I’m generally pleased with the trajectory of the running game, specifically, and part of the reason I can say that is…we’ve been able to close games via the run”, he said. “We’ve been able to possess the ball in four-minute offense. We’ve had a lead in the latter part of the game and been able to close the game out and maintain possession of the ball, primarily via the run. So I like that aspect of it”.

The Steelers clinched the season opener via the run, cementing the win with an eight-yard end-around carry by Chase Claypool on 4th and 1 after Snell got them the first three yards. Conner’s 59-yard run sealed it on Sunday at Heinz Field.

“We’re still working and growing in terms of being able to do all the things we’re able to do in that area of the game”, Tomlin added. “But I think it’s a good start when you have your four-minute offense rolling and you’re able to possess the ball via the run and preserve a lead at the end of a football game”.

Overall, the Steelers’ run success rate has been a positive so far through the first two games of the season, and they have faced some solid fronts that included the likes of Dalvin Tomlinson and Jurrell Casey.

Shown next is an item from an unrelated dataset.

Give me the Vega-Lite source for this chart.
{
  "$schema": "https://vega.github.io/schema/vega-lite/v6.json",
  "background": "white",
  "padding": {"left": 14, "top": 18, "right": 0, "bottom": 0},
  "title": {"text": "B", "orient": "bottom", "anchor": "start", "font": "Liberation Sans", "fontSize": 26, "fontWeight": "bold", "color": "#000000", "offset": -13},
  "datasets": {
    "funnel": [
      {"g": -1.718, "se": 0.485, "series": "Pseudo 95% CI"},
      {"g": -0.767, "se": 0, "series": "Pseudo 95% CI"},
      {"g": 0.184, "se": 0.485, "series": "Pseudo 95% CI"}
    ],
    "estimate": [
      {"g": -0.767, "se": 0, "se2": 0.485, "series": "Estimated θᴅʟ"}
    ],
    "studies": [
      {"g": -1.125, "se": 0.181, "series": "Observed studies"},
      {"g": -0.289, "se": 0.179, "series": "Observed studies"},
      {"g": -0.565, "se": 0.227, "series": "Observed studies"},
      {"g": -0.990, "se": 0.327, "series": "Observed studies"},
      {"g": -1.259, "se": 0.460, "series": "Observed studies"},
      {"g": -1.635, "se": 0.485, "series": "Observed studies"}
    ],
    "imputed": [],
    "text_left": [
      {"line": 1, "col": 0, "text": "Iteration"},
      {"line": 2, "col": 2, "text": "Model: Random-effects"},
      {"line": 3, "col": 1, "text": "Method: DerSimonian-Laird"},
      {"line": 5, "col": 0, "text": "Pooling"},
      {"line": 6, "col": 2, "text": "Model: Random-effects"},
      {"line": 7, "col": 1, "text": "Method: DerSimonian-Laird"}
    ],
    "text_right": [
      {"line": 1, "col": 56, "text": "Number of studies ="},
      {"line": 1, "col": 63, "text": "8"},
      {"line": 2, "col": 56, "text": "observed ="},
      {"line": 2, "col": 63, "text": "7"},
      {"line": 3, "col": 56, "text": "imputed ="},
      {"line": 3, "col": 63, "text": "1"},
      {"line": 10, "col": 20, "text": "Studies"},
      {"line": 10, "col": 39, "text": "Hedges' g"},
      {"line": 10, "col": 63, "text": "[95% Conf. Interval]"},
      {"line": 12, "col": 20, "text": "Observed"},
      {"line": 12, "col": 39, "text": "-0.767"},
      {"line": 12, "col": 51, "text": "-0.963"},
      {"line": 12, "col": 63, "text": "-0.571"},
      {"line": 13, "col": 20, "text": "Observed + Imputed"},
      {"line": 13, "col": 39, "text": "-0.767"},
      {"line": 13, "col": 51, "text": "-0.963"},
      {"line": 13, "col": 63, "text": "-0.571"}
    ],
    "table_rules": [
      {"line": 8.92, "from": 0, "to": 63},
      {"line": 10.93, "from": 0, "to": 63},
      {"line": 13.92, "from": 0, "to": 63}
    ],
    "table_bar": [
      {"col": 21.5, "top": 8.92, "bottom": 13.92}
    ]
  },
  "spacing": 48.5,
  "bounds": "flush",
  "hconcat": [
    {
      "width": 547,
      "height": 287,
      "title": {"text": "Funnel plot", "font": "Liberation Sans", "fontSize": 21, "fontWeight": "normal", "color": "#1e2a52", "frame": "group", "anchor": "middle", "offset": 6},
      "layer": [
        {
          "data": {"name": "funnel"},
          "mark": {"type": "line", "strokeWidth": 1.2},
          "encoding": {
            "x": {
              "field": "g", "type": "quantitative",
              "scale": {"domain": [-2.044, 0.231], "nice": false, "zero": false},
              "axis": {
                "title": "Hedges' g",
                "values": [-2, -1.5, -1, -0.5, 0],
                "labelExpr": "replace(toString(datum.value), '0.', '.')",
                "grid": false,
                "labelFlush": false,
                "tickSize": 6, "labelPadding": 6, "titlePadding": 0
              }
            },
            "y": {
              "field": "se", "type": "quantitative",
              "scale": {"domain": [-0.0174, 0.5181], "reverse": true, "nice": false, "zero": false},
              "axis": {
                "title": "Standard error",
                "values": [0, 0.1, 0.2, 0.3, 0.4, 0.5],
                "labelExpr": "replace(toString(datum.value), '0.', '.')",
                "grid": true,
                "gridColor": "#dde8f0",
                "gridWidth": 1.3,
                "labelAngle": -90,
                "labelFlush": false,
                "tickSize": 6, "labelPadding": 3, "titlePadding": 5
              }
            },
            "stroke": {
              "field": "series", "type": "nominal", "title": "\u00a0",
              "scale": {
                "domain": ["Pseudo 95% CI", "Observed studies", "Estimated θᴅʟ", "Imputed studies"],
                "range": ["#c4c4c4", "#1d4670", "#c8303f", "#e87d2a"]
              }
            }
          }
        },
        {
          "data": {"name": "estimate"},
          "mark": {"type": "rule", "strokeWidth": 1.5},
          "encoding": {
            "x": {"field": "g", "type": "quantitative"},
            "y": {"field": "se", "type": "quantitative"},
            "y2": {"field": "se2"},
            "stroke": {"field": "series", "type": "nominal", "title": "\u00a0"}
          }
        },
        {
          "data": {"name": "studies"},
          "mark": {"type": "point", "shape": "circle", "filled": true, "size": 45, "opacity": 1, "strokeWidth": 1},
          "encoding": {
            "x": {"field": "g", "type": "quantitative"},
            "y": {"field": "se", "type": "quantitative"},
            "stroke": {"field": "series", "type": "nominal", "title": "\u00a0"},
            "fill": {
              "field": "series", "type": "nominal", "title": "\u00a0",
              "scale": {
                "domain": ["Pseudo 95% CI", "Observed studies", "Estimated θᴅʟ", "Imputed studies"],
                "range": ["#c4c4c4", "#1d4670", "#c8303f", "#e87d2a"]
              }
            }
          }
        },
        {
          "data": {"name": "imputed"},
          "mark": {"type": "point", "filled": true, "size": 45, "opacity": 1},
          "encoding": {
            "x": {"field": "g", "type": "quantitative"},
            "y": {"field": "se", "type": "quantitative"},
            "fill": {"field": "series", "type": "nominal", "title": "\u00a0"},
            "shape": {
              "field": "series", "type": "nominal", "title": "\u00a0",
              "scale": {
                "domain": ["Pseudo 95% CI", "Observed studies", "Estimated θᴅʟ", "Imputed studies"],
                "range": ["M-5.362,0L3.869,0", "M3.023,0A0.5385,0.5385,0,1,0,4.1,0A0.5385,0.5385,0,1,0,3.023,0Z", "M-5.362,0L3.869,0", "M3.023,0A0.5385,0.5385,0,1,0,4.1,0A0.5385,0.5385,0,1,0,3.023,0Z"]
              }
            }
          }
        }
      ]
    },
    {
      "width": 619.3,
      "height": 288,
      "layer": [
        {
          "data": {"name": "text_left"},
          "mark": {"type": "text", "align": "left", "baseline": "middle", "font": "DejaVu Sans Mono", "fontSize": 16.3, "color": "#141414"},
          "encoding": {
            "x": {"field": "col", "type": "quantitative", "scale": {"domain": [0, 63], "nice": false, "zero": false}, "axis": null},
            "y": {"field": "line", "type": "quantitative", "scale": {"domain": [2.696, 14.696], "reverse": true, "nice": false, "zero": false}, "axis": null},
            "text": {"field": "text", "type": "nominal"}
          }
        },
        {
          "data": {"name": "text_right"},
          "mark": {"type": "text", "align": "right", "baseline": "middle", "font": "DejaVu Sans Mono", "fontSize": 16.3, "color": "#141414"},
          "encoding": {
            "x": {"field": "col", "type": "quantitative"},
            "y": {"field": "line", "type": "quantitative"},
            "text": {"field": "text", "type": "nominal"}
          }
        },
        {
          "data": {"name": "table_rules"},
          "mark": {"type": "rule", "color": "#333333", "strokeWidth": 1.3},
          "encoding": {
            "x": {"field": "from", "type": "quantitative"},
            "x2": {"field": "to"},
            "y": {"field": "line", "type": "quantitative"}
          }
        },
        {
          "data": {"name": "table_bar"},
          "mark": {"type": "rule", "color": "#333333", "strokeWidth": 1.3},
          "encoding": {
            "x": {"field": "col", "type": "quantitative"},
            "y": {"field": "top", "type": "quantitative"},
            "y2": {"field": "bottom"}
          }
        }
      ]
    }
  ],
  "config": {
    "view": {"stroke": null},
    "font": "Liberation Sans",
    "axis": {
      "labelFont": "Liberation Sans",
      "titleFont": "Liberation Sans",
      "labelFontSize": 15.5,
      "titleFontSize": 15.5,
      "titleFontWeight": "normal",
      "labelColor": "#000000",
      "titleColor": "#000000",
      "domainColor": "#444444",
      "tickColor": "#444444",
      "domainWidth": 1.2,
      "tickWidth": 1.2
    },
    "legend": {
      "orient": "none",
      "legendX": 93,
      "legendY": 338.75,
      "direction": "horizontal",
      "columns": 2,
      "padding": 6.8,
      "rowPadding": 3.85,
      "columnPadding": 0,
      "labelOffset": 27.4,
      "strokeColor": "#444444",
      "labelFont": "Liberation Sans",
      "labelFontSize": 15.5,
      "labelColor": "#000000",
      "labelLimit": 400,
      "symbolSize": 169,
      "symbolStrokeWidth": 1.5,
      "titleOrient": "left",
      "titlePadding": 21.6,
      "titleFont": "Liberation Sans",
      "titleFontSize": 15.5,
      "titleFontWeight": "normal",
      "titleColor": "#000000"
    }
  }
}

That is not to be taken for granted.

They have also been without David DeCastro, perhaps their best run-blocking offensive lineman, while working in two new right tackles, and with Matt Feiler still settling in full-time at guard after starting 25 games over the past two years at right tackle.

I believe the further solidification of the offensive line—DeCastro is due back this week—will only improve the running game even further and hopefully iron out some of the wrinkles that we have seen through two weeks, eliminating some of the negative plays.